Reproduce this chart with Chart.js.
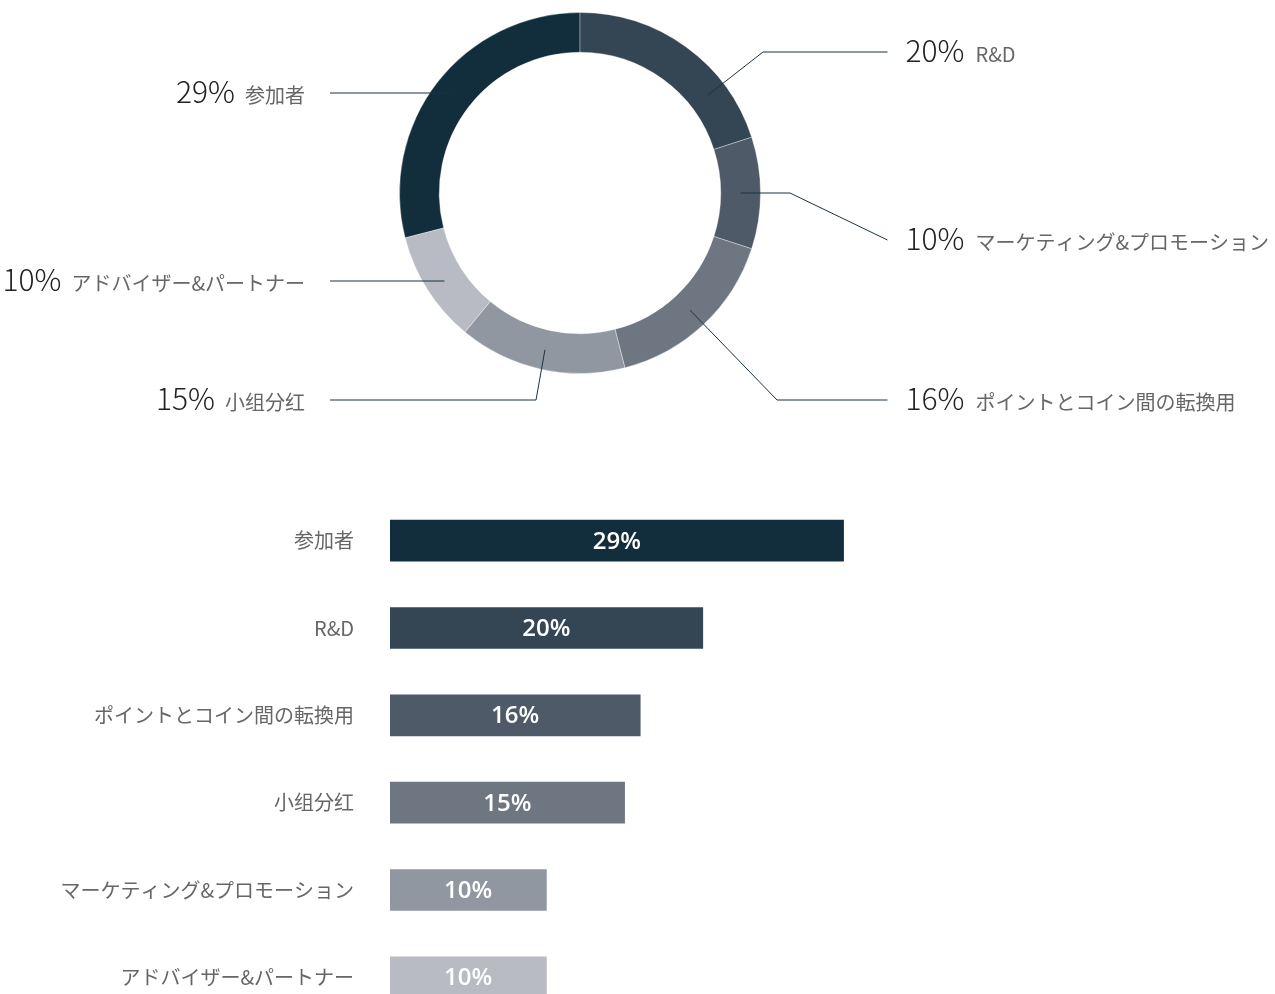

——————————

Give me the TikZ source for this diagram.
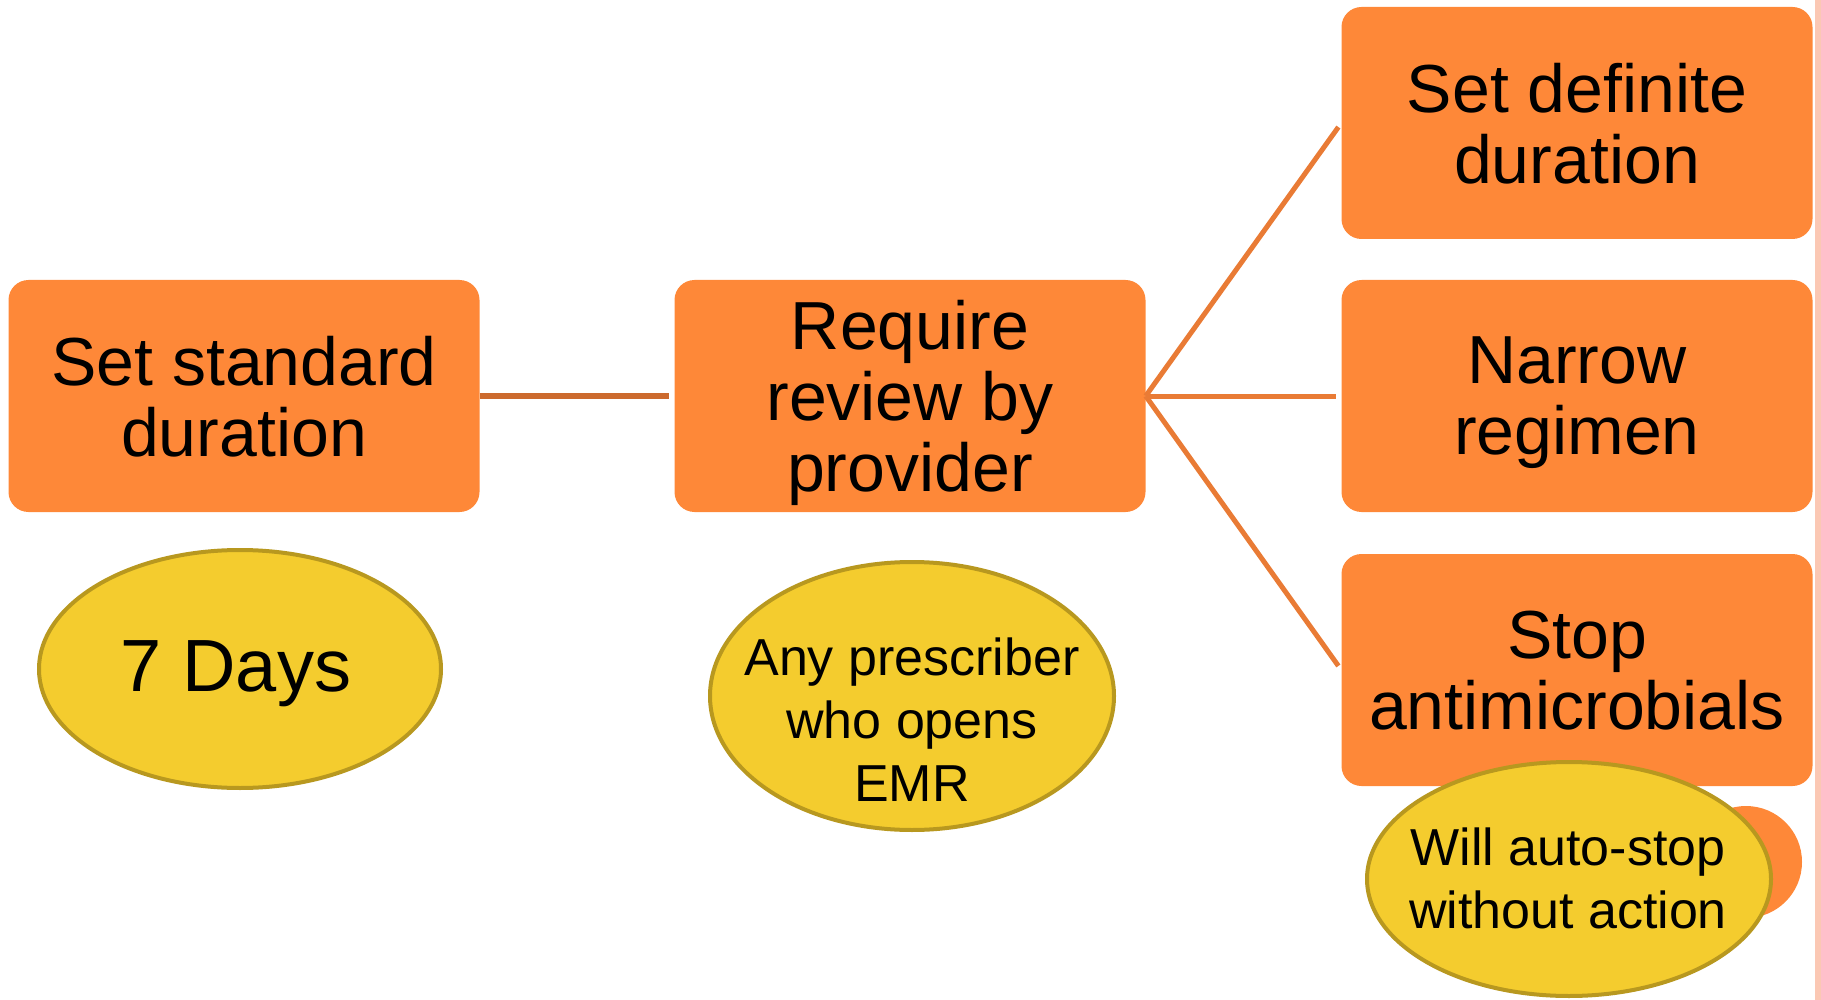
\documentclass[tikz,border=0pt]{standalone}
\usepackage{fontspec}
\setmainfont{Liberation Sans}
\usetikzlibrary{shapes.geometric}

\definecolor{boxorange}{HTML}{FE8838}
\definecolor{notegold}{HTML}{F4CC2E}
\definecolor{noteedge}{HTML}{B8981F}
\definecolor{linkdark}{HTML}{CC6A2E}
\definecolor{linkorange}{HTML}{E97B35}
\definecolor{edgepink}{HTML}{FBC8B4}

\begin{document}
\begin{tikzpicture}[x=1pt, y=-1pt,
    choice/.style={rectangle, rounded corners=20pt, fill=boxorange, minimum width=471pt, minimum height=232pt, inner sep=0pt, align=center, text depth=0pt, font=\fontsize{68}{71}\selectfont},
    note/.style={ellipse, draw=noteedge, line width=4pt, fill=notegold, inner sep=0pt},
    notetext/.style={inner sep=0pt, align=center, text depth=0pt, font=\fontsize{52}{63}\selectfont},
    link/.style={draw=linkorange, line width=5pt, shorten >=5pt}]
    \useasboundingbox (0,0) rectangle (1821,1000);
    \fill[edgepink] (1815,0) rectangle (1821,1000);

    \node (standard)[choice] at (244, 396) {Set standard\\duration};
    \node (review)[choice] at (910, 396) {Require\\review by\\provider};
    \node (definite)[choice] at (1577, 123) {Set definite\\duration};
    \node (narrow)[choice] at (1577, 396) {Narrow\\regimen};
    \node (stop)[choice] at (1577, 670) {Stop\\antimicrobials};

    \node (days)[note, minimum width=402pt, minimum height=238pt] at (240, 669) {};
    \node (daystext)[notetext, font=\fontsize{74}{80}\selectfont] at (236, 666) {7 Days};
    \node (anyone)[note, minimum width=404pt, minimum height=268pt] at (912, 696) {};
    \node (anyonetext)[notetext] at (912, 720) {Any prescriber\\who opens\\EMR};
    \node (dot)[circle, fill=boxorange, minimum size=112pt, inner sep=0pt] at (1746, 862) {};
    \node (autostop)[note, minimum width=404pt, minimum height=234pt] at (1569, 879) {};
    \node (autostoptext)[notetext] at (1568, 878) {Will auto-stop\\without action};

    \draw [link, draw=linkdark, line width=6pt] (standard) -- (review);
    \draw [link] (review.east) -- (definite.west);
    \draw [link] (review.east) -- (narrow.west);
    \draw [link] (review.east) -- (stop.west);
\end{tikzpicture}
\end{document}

——————————

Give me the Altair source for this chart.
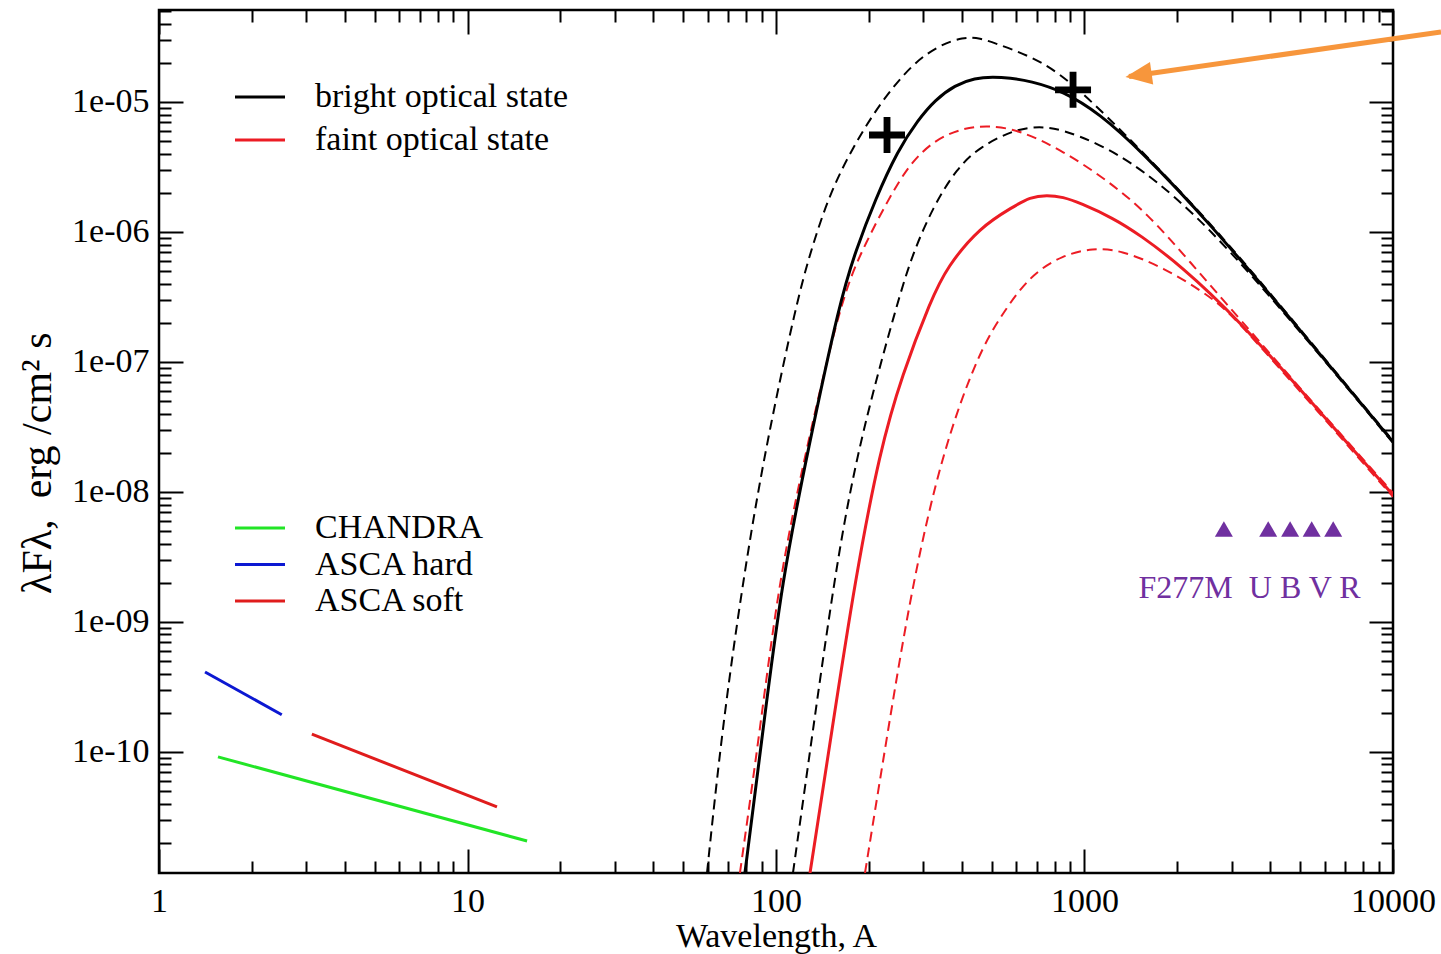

——————————

SHORT PROBLEM
Print everything from the line with "Give me the TikZ source for this diagram." down to the line with "at (1568, 878)" in the entries above, both lines included and nothing more, without the pictures.

WRITTEN SOLUTION
Give me the TikZ source for this diagram.
\documentclass[tikz,border=0pt]{standalone}
\usepackage{fontspec}
\setmainfont{Liberation Sans}
\usetikzlibrary{shapes.geometric}

\definecolor{boxorange}{HTML}{FE8838}
\definecolor{notegold}{HTML}{F4CC2E}
\definecolor{noteedge}{HTML}{B8981F}
\definecolor{linkdark}{HTML}{CC6A2E}
\definecolor{linkorange}{HTML}{E97B35}
\definecolor{edgepink}{HTML}{FBC8B4}

\begin{document}
\begin{tikzpicture}[x=1pt, y=-1pt,
    choice/.style={rectangle, rounded corners=20pt, fill=boxorange, minimum width=471pt, minimum height=232pt, inner sep=0pt, align=center, text depth=0pt, font=\fontsize{68}{71}\selectfont},
    note/.style={ellipse, draw=noteedge, line width=4pt, fill=notegold, inner sep=0pt},
    notetext/.style={inner sep=0pt, align=center, text depth=0pt, font=\fontsize{52}{63}\selectfont},
    link/.style={draw=linkorange, line width=5pt, shorten >=5pt}]
    \useasboundingbox (0,0) rectangle (1821,1000);
    \fill[edgepink] (1815,0) rectangle (1821,1000);

    \node (standard)[choice] at (244, 396) {Set standard\\duration};
    \node (review)[choice] at (910, 396) {Require\\review by\\provider};
    \node (definite)[choice] at (1577, 123) {Set definite\\duration};
    \node (narrow)[choice] at (1577, 396) {Narrow\\regimen};
    \node (stop)[choice] at (1577, 670) {Stop\\antimicrobials};

    \node (days)[note, minimum width=402pt, minimum height=238pt] at (240, 669) {};
    \node (daystext)[notetext, font=\fontsize{74}{80}\selectfont] at (236, 666) {7 Days};
    \node (anyone)[note, minimum width=404pt, minimum height=268pt] at (912, 696) {};
    \node (anyonetext)[notetext] at (912, 720) {Any prescriber\\who opens\\EMR};
    \node (dot)[circle, fill=boxorange, minimum size=112pt, inner sep=0pt] at (1746, 862) {};
    \node (autostop)[note, minimum width=404pt, minimum height=234pt] at (1569, 879) {};
    \node (autostoptext)[notetext] at (1568, 878) {Will auto-stop\\without action};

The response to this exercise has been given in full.